Motives for accelerating the transition to an electric fleet are diverse. Electric vehicles hold out the promise of dramatically lower oil consumption, reduced greenhouse gas emissions, and clean air. National governments and private industry are competing for leadership in the advanced technologies that go in to electric vehicles. Most long-term planning scenarios indicate that the global vehicle fleet will have to be almost entirely made up of electric-drive vehicles, powered mostly by renewable power sources, by 2050 if the world is to avoid worst-case global climate-change scenarios.
Governments at all levels, the automotive industry, electric utilities, and civil society groups are all seeking to promote electric vehicles with incentives, regulations, charging infrastructure, and information campaigns. This many-faceted approach acknowledges the incremental costs and other challenges that will make the shift to an electric-drive fleet a decades-long process.

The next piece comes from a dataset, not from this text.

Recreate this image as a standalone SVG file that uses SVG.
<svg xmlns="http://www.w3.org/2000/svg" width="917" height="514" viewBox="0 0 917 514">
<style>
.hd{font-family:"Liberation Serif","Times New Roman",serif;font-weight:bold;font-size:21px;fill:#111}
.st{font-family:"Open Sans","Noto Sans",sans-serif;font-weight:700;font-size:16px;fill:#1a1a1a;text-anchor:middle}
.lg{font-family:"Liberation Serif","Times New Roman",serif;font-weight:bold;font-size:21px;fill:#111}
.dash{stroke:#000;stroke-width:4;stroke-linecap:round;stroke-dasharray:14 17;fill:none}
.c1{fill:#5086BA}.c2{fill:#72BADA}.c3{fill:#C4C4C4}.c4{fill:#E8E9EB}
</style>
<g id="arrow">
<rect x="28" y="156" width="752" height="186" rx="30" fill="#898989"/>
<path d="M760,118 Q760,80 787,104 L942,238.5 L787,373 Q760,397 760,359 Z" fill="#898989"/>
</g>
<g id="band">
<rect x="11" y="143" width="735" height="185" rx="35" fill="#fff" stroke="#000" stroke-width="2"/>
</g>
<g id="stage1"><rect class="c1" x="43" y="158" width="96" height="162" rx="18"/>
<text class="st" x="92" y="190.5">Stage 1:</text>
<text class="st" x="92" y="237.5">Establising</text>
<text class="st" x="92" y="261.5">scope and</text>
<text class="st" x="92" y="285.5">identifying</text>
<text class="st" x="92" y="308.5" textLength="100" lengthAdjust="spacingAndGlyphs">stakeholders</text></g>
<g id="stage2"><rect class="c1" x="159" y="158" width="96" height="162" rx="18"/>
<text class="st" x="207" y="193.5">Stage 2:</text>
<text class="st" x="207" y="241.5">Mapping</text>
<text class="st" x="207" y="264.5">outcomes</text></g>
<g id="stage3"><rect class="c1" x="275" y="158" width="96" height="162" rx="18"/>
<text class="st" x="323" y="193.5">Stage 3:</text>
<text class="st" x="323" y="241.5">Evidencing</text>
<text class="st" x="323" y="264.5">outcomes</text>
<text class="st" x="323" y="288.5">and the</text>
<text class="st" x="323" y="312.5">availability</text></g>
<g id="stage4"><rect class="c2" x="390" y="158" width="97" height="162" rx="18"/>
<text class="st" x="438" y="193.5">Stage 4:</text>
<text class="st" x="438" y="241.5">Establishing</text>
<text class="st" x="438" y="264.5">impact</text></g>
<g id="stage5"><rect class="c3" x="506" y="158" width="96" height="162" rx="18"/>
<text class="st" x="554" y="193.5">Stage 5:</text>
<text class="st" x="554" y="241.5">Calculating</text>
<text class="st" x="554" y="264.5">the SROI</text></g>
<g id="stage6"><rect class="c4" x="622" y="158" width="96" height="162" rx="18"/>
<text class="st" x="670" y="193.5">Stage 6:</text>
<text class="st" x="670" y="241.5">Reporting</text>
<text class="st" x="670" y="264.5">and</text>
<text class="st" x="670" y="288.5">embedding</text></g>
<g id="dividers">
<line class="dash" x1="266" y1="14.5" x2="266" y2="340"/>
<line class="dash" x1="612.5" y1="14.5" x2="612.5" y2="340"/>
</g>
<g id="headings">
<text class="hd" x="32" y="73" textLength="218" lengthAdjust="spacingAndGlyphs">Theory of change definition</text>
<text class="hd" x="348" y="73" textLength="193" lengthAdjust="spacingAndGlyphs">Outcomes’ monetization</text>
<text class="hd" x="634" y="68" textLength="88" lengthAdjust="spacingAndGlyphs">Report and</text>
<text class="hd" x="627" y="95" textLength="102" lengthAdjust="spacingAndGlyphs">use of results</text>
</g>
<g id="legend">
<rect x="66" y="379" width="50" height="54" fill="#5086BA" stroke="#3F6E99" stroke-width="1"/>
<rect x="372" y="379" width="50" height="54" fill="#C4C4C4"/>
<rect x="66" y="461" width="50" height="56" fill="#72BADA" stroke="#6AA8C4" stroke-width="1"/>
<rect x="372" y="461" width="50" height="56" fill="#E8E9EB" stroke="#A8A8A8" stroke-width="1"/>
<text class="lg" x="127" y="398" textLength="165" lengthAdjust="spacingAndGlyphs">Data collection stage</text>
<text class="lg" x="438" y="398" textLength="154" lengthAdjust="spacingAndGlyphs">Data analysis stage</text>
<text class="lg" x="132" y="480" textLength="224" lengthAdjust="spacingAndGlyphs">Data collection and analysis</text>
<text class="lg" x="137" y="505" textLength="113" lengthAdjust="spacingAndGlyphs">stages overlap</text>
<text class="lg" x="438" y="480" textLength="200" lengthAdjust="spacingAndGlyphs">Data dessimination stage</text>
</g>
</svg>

At the ICCT, we work to understand and describe what policies and incentives are proving to be effective—and how—during these early stages of the global electric vehicle market. We analyze trends in electric-vehicle technologies and in vehicle markets. We evaluate factors like tax incentives, non-fiscal promotional policies, and infrastructure to know how prospective electric vehicle buyers perceive and react to these new technologies. We compare the different policy approaches being pursued in countries and cities around the world to better understand the emerging best practices to accelerate the transition to an electrified global vehicle fleet.